** Begin Source data **

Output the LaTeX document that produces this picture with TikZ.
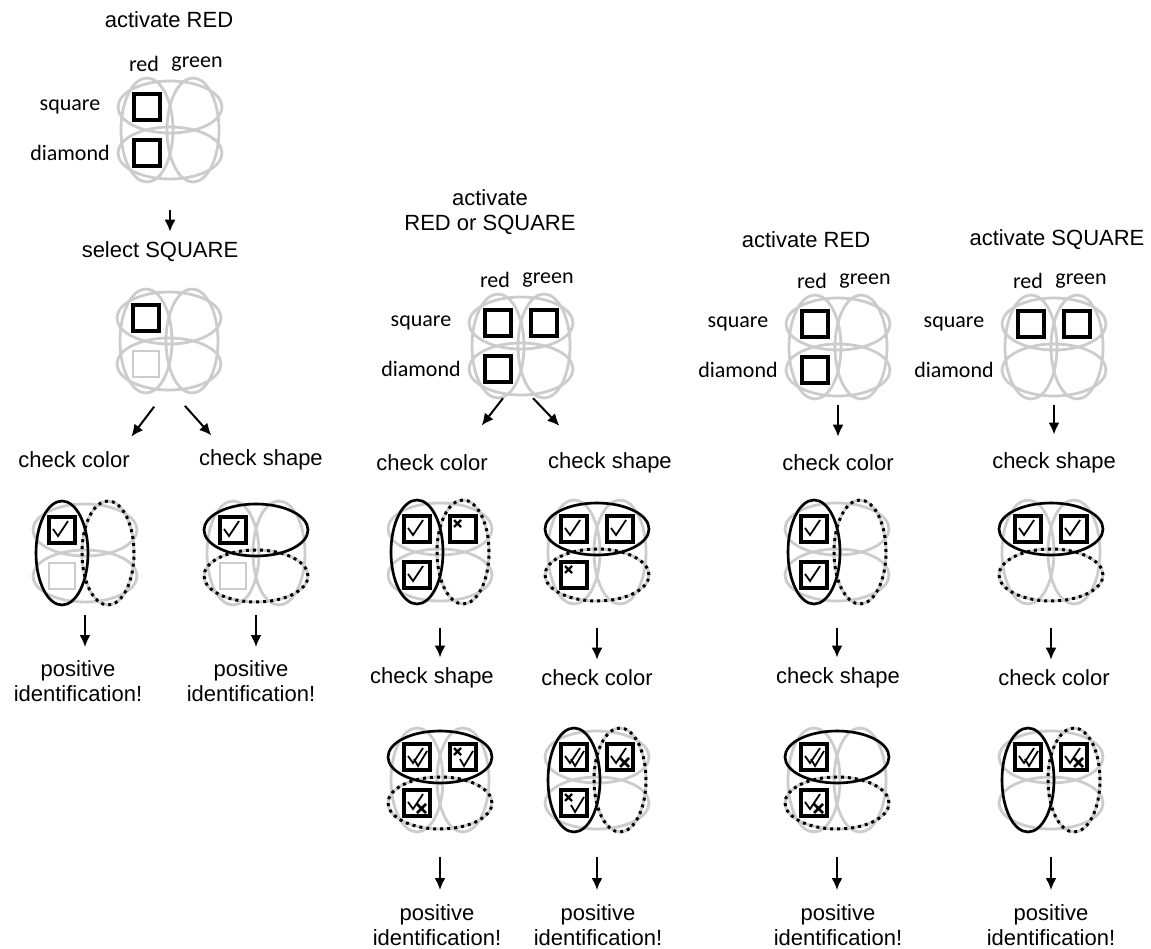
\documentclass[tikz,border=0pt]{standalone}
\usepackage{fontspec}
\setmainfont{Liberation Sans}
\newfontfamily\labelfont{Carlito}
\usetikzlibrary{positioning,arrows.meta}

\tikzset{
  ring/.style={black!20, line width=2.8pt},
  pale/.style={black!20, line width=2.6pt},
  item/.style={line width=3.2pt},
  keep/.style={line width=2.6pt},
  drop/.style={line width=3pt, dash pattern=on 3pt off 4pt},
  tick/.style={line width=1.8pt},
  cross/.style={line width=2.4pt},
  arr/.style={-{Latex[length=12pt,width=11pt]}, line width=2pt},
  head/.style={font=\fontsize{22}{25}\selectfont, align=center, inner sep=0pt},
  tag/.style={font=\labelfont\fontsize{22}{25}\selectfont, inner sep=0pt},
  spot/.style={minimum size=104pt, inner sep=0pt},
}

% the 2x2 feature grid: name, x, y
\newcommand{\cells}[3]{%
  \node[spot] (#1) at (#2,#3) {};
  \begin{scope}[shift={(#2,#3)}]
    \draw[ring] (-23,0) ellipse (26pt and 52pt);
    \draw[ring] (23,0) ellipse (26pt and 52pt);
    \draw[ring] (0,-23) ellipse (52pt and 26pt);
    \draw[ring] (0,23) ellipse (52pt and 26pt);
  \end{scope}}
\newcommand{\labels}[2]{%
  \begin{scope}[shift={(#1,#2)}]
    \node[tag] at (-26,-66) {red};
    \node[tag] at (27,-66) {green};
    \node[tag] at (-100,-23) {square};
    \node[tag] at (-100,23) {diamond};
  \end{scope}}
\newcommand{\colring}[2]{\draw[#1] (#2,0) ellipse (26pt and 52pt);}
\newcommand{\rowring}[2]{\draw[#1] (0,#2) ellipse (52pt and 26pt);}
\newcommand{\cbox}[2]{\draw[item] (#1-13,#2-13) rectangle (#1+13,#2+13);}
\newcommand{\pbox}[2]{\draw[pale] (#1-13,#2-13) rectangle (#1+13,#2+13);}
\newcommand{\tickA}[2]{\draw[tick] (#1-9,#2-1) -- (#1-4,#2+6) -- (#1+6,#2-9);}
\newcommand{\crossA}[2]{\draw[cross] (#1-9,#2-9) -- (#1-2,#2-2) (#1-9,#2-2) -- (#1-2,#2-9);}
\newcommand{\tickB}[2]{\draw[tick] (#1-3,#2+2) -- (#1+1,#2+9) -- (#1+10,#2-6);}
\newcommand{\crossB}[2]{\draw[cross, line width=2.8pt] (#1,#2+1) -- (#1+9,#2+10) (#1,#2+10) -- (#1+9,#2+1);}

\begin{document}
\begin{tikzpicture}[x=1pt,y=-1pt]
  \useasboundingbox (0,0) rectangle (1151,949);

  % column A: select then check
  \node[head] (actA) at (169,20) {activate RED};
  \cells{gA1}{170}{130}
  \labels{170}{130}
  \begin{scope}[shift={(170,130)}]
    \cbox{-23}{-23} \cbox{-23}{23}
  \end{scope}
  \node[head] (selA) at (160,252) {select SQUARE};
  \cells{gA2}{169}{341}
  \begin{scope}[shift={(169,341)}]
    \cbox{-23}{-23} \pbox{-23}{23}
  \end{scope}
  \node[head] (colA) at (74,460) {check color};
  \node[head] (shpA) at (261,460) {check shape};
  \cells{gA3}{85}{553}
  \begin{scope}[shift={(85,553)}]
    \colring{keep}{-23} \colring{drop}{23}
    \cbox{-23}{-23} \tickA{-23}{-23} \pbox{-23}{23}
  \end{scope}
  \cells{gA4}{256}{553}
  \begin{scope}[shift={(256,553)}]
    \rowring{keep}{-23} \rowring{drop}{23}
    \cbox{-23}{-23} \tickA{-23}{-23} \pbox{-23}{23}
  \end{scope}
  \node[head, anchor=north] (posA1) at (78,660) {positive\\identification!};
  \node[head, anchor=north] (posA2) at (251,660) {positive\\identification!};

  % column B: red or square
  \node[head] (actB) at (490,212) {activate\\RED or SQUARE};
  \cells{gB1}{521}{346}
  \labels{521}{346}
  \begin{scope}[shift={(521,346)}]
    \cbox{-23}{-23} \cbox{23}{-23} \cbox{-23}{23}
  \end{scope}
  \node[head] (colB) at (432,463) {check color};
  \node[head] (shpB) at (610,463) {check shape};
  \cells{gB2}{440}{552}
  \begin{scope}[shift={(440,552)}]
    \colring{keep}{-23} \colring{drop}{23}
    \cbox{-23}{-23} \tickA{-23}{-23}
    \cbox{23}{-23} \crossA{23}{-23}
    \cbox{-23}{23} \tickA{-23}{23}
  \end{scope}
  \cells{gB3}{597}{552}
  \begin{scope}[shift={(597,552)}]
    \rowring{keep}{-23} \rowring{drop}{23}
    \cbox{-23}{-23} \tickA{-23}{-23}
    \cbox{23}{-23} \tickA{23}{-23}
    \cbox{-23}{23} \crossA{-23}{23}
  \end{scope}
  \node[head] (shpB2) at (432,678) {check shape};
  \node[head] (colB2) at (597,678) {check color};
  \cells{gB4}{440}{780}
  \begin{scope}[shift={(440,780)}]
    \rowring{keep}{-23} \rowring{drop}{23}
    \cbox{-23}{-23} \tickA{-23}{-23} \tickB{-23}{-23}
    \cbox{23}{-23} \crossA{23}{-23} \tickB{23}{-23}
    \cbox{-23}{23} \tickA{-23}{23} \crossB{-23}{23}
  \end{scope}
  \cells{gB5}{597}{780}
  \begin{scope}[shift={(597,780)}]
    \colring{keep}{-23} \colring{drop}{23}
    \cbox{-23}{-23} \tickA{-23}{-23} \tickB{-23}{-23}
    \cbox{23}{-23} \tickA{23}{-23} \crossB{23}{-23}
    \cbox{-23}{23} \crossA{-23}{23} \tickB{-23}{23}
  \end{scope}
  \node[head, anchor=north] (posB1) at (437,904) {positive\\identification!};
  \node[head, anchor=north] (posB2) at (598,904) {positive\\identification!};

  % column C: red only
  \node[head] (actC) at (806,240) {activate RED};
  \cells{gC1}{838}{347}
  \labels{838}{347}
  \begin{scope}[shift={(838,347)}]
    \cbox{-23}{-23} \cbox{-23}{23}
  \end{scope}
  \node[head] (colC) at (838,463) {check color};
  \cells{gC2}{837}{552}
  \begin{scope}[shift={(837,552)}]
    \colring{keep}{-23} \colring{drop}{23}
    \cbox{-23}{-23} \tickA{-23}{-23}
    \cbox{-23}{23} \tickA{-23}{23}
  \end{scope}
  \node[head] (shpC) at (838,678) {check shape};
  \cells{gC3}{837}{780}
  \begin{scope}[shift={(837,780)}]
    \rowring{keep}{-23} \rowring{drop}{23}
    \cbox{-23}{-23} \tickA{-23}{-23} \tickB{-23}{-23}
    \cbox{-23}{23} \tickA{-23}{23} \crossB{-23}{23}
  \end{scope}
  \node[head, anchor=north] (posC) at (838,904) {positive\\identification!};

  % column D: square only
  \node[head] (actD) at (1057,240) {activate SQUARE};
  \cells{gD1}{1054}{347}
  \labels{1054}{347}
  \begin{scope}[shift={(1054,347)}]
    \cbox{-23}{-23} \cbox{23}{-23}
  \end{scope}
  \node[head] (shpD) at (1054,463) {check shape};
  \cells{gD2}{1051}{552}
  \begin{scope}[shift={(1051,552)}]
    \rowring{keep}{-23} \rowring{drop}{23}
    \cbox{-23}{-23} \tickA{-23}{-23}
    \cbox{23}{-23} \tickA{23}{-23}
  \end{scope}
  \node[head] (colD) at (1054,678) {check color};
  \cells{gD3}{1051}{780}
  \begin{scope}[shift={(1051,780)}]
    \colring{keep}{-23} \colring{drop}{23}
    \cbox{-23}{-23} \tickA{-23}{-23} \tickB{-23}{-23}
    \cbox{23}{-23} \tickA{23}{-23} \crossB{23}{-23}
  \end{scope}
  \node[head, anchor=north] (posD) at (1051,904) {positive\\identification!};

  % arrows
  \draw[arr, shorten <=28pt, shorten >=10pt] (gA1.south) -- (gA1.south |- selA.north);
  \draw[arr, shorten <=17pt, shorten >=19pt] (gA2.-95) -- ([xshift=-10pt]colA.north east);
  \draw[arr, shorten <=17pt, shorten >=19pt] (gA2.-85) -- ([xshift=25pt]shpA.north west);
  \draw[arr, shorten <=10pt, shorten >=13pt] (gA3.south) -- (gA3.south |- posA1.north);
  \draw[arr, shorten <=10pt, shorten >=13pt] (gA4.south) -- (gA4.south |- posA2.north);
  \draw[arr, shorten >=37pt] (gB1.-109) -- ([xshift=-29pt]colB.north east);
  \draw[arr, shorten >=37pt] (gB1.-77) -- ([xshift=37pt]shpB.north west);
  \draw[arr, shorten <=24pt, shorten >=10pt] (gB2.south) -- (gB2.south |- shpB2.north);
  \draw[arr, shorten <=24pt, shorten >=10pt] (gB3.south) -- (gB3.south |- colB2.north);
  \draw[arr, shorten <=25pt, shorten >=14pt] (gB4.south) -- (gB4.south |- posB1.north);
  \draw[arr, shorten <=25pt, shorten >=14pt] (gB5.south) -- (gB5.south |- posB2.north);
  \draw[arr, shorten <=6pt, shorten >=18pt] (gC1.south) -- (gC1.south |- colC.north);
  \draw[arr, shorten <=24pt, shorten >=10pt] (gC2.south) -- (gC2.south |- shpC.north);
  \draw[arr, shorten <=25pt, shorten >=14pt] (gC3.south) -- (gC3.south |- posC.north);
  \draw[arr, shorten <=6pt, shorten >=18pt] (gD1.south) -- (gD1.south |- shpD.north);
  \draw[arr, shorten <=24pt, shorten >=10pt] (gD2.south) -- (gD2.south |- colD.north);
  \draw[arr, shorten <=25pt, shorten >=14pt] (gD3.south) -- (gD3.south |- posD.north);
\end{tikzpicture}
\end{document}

** End Source data **
** Begin Source data **

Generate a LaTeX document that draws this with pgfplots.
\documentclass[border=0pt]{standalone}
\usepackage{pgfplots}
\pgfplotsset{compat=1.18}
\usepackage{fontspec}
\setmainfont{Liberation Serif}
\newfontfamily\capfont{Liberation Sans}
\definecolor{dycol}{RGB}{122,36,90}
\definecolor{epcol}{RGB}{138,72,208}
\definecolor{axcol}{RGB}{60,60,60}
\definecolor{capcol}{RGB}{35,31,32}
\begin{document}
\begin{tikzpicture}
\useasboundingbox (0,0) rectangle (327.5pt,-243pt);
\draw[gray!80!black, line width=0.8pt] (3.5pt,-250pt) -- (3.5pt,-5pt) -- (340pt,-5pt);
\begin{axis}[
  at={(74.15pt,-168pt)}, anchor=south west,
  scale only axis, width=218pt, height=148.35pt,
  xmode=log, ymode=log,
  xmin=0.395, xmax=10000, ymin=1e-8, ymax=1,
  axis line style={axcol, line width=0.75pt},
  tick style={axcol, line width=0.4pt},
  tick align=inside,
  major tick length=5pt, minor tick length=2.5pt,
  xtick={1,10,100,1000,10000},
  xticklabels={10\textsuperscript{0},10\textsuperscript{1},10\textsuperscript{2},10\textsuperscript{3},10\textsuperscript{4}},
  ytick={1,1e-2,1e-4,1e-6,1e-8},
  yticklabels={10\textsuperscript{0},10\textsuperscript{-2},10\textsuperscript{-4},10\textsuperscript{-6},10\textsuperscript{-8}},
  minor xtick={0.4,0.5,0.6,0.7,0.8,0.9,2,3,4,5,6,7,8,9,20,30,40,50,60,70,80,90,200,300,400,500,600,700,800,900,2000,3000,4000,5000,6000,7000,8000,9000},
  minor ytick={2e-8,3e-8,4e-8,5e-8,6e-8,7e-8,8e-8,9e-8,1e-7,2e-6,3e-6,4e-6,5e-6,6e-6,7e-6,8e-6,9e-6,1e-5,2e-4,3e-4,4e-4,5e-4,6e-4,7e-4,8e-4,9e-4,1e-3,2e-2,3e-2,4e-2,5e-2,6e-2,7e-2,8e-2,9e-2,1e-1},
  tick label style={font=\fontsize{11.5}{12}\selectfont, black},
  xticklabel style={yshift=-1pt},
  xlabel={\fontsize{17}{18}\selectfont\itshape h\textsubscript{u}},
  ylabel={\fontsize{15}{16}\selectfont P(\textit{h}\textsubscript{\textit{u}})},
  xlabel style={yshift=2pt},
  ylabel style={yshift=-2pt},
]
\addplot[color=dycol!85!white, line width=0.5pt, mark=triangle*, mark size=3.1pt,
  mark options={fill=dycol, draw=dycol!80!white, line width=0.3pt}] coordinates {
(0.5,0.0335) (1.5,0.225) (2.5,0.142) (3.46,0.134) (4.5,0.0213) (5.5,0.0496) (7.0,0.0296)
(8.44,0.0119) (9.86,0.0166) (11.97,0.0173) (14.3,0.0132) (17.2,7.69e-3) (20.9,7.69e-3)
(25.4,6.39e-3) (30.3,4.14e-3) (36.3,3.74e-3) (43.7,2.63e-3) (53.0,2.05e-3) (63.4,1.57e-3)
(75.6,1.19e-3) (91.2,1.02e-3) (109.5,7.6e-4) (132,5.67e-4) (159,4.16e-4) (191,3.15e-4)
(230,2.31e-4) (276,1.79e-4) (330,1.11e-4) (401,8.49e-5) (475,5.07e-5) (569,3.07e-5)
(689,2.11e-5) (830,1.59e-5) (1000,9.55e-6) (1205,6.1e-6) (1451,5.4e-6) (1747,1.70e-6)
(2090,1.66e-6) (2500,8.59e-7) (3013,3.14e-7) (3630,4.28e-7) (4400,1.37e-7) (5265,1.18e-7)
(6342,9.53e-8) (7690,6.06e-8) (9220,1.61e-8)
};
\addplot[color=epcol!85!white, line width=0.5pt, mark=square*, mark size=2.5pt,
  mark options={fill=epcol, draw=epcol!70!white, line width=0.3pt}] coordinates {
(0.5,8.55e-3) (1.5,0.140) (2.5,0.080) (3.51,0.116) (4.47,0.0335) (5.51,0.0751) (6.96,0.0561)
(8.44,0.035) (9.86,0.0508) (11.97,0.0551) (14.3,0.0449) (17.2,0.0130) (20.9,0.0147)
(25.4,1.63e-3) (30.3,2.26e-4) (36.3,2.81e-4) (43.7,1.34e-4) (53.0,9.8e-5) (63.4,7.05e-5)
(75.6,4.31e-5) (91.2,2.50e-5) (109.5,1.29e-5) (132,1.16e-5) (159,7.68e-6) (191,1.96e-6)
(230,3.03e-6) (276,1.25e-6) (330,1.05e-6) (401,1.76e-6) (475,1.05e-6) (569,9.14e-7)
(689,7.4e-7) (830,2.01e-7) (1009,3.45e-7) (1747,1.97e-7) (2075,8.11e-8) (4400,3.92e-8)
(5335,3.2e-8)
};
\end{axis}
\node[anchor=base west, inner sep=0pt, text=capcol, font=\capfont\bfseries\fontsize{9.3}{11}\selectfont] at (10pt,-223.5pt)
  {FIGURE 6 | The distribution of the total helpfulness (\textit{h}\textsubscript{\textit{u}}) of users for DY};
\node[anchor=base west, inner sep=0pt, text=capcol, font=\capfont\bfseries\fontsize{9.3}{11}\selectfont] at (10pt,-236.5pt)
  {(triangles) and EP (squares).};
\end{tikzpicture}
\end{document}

** End Source data **
** Begin Source data **

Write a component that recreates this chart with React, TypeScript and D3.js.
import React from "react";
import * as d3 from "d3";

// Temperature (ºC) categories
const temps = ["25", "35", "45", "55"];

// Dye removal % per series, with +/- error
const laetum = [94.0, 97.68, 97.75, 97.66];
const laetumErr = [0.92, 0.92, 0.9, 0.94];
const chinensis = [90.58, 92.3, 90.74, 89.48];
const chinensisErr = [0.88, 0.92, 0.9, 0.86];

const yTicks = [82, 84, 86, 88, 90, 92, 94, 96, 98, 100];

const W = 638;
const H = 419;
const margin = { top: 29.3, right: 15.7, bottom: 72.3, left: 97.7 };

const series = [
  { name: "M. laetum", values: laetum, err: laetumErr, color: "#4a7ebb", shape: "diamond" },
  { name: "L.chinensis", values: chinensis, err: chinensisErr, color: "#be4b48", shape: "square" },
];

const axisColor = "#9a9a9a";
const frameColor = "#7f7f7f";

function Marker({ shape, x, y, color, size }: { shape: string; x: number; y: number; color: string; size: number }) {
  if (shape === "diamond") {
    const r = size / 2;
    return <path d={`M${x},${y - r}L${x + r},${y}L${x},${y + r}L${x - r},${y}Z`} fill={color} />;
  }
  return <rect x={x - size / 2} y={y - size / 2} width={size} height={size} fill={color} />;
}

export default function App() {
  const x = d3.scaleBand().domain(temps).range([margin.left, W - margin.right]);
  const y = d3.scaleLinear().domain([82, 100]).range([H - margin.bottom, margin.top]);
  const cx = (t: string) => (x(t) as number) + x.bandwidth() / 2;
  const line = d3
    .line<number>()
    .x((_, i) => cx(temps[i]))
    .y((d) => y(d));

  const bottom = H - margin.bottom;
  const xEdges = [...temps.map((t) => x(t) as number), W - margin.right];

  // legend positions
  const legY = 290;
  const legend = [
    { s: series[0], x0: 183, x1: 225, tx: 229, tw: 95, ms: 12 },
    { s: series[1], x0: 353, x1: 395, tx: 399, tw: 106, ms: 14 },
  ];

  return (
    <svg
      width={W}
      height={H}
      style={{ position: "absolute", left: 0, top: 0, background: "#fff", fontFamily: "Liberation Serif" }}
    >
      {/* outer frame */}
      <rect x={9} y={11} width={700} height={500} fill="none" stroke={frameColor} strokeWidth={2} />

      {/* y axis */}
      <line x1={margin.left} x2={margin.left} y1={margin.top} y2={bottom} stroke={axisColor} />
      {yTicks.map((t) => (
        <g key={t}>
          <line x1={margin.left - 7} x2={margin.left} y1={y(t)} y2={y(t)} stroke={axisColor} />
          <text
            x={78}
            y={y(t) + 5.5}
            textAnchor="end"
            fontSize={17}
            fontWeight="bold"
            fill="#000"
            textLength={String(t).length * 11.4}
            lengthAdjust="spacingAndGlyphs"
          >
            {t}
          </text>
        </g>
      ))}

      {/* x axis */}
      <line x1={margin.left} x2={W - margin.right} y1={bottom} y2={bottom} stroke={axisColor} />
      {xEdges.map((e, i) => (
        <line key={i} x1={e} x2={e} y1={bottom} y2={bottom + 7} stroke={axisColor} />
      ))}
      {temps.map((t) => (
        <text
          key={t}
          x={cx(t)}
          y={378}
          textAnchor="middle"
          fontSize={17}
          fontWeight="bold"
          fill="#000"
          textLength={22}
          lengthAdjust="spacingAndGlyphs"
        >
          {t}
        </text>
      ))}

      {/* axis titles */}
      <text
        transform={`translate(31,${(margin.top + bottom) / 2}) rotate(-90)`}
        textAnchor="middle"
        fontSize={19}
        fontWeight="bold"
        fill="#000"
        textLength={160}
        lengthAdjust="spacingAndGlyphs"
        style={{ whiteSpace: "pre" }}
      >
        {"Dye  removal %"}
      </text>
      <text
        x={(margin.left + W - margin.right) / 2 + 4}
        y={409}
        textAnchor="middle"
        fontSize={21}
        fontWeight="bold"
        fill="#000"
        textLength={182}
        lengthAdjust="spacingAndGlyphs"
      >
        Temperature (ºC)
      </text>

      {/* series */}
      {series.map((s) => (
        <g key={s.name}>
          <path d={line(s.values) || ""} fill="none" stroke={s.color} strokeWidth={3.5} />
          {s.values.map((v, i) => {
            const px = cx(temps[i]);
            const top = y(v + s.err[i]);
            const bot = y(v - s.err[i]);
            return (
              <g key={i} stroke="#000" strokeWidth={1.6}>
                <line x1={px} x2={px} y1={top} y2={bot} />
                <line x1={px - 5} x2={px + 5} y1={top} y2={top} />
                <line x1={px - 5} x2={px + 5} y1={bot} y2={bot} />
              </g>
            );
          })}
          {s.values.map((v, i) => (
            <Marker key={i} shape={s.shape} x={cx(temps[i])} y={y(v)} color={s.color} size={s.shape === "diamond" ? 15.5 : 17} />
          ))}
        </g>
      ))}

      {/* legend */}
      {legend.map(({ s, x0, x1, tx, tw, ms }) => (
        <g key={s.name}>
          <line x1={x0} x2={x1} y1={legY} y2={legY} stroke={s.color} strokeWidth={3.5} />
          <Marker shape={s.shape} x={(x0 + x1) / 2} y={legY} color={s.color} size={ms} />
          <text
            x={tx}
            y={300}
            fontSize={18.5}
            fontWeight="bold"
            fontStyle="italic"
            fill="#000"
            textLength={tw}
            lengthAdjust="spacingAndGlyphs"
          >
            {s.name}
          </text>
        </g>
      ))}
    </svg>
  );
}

** End Source data **

**Short task**
Report the number of lines in the entries above that include the string "with". Give nothing but the number.

**Full output**
4